Required work: Copy each line of the data below exactly, leaving out pictures.

┌────────

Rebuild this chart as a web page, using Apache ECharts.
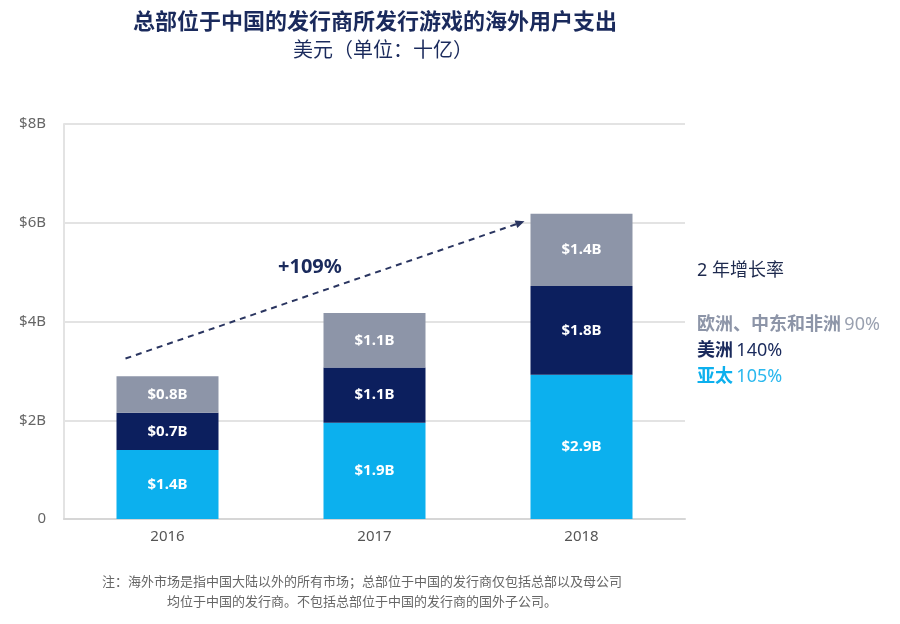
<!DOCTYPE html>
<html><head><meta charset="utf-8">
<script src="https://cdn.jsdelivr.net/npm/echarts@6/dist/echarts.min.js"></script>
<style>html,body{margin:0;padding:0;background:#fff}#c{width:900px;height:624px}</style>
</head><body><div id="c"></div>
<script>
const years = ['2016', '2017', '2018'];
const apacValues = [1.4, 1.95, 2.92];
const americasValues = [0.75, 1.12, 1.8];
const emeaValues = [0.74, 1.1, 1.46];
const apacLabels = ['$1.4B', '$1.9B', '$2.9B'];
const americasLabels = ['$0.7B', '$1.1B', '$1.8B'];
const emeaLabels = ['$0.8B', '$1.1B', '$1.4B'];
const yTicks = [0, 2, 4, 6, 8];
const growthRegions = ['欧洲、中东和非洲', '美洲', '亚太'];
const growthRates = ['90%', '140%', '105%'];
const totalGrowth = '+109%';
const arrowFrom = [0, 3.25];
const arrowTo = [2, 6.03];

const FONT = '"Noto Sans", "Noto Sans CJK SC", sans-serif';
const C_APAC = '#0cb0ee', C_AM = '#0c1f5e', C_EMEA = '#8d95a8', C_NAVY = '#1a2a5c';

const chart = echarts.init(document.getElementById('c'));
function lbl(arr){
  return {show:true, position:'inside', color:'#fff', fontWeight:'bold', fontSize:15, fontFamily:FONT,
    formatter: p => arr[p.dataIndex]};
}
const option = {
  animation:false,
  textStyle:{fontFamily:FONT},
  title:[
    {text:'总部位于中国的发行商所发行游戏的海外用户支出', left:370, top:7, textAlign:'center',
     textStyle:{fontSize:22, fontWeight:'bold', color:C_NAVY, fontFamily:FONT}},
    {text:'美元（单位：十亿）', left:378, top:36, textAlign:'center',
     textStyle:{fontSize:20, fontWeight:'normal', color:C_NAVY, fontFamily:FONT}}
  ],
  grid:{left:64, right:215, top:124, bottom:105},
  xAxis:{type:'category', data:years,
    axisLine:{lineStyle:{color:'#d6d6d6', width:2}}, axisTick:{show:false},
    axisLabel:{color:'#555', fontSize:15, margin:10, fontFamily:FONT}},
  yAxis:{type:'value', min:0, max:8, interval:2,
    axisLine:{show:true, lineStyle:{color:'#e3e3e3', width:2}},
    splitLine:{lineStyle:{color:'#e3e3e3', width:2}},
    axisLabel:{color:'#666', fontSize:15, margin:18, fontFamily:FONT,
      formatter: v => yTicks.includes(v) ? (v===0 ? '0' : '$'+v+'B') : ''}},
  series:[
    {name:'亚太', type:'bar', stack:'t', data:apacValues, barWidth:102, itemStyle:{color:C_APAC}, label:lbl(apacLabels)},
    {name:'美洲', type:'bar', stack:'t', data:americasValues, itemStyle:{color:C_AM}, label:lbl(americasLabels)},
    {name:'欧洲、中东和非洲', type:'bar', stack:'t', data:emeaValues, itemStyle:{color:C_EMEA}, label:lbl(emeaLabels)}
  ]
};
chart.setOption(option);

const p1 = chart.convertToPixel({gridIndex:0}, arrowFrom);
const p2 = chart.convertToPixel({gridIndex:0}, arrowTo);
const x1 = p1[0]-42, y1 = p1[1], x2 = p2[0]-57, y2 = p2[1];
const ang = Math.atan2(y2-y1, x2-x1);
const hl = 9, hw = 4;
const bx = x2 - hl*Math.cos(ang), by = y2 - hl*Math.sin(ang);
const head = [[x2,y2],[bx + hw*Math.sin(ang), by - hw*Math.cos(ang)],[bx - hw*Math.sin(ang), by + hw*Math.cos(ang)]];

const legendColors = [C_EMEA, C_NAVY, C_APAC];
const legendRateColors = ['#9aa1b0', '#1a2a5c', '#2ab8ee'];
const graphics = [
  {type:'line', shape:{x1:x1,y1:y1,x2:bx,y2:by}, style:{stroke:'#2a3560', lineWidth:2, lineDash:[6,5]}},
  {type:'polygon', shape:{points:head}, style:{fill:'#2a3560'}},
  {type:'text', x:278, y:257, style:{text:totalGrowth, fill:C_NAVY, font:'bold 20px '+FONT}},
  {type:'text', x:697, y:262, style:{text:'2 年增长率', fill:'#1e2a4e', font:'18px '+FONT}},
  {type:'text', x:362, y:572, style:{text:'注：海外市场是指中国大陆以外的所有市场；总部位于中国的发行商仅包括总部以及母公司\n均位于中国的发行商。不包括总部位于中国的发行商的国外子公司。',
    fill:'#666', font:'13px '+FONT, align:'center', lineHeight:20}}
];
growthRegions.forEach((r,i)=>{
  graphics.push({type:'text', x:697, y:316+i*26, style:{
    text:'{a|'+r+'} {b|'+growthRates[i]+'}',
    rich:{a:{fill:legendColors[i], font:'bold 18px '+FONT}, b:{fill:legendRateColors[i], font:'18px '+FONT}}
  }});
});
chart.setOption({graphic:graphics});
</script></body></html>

└────────

Written answer:
Rebuild this chart as a web page, using Apache ECharts.
<!DOCTYPE html>
<html><head><meta charset="utf-8">
<script src="https://cdn.jsdelivr.net/npm/echarts@6/dist/echarts.min.js"></script>
<style>html,body{margin:0;padding:0;background:#fff}#c{width:900px;height:624px}</style>
</head><body><div id="c"></div>
<script>
const years = ['2016', '2017', '2018'];
const apacValues = [1.4, 1.95, 2.92];
const americasValues = [0.75, 1.12, 1.8];
const emeaValues = [0.74, 1.1, 1.46];
const apacLabels = ['$1.4B', '$1.9B', '$2.9B'];
const americasLabels = ['$0.7B', '$1.1B', '$1.8B'];
const emeaLabels = ['$0.8B', '$1.1B', '$1.4B'];
const yTicks = [0, 2, 4, 6, 8];
const growthRegions = ['欧洲、中东和非洲', '美洲', '亚太'];
const growthRates = ['90%', '140%', '105%'];
const totalGrowth = '+109%';
const arrowFrom = [0, 3.25];
const arrowTo = [2, 6.03];

const FONT = '"Noto Sans", "Noto Sans CJK SC", sans-serif';
const C_APAC = '#0cb0ee', C_AM = '#0c1f5e', C_EMEA = '#8d95a8', C_NAVY = '#1a2a5c';

const chart = echarts.init(document.getElementById('c'));
function lbl(arr){
  return {show:true, position:'inside', color:'#fff', fontWeight:'bold', fontSize:15, fontFamily:FONT,
    formatter: p => arr[p.dataIndex]};
}
const option = {
  animation:false,
  textStyle:{fontFamily:FONT},
  title:[
    {text:'总部位于中国的发行商所发行游戏的海外用户支出', left:370, top:7, textAlign:'center',
     textStyle:{fontSize:22, fontWeight:'bold', color:C_NAVY, fontFamily:FONT}},
    {text:'美元（单位：十亿）', left:378, top:36, textAlign:'center',
     textStyle:{fontSize:20, fontWeight:'normal', color:C_NAVY, fontFamily:FONT}}
  ],
  grid:{left:64, right:215, top:124, bottom:105},
  xAxis:{type:'category', data:years,
    axisLine:{lineStyle:{color:'#d6d6d6', width:2}}, axisTick:{show:false},
    axisLabel:{color:'#555', fontSize:15, margin:10, fontFamily:FONT}},
  yAxis:{type:'value', min:0, max:8, interval:2,
    axisLine:{show:true, lineStyle:{color:'#e3e3e3', width:2}},
    splitLine:{lineStyle:{color:'#e3e3e3', width:2}},
    axisLabel:{color:'#666', fontSize:15, margin:18, fontFamily:FONT,
      formatter: v => yTicks.includes(v) ? (v===0 ? '0' : '$'+v+'B') : ''}},
  series:[
    {name:'亚太', type:'bar', stack:'t', data:apacValues, barWidth:102, itemStyle:{color:C_APAC}, label:lbl(apacLabels)},
    {name:'美洲', type:'bar', stack:'t', data:americasValues, itemStyle:{color:C_AM}, label:lbl(americasLabels)},
    {name:'欧洲、中东和非洲', type:'bar', stack:'t', data:emeaValues, itemStyle:{color:C_EMEA}, label:lbl(emeaLabels)}
  ]
};
chart.setOption(option);

const p1 = chart.convertToPixel({gridIndex:0}, arrowFrom);
const p2 = chart.convertToPixel({gridIndex:0}, arrowTo);
const x1 = p1[0]-42, y1 = p1[1], x2 = p2[0]-57, y2 = p2[1];
const ang = Math.atan2(y2-y1, x2-x1);
const hl = 9, hw = 4;
const bx = x2 - hl*Math.cos(ang), by = y2 - hl*Math.sin(ang);
const head = [[x2,y2],[bx + hw*Math.sin(ang), by - hw*Math.cos(ang)],[bx - hw*Math.sin(ang), by + hw*Math.cos(ang)]];

const legendColors = [C_EMEA, C_NAVY, C_APAC];
const legendRateColors = ['#9aa1b0', '#1a2a5c', '#2ab8ee'];
const graphics = [
  {type:'line', shape:{x1:x1,y1:y1,x2:bx,y2:by}, style:{stroke:'#2a3560', lineWidth:2, lineDash:[6,5]}},
  {type:'polygon', shape:{points:head}, style:{fill:'#2a3560'}},
  {type:'text', x:278, y:257, style:{text:totalGrowth, fill:C_NAVY, font:'bold 20px '+FONT}},
  {type:'text', x:697, y:262, style:{text:'2 年增长率', fill:'#1e2a4e', font:'18px '+FONT}},
  {type:'text', x:362, y:572, style:{text:'注：海外市场是指中国大陆以外的所有市场；总部位于中国的发行商仅包括总部以及母公司\n均位于中国的发行商。不包括总部位于中国的发行商的国外子公司。',
    fill:'#666', font:'13px '+FONT, align:'center', lineHeight:20}}
];
growthRegions.forEach((r,i)=>{
  graphics.push({type:'text', x:697, y:316+i*26, style:{
    text:'{a|'+r+'} {b|'+growthRates[i]+'}',
    rich:{a:{fill:legendColors[i], font:'bold 18px '+FONT}, b:{fill:legendRateColors[i], font:'18px '+FONT}}
  }});
});
chart.setOption({graphic:graphics});
</script></body></html>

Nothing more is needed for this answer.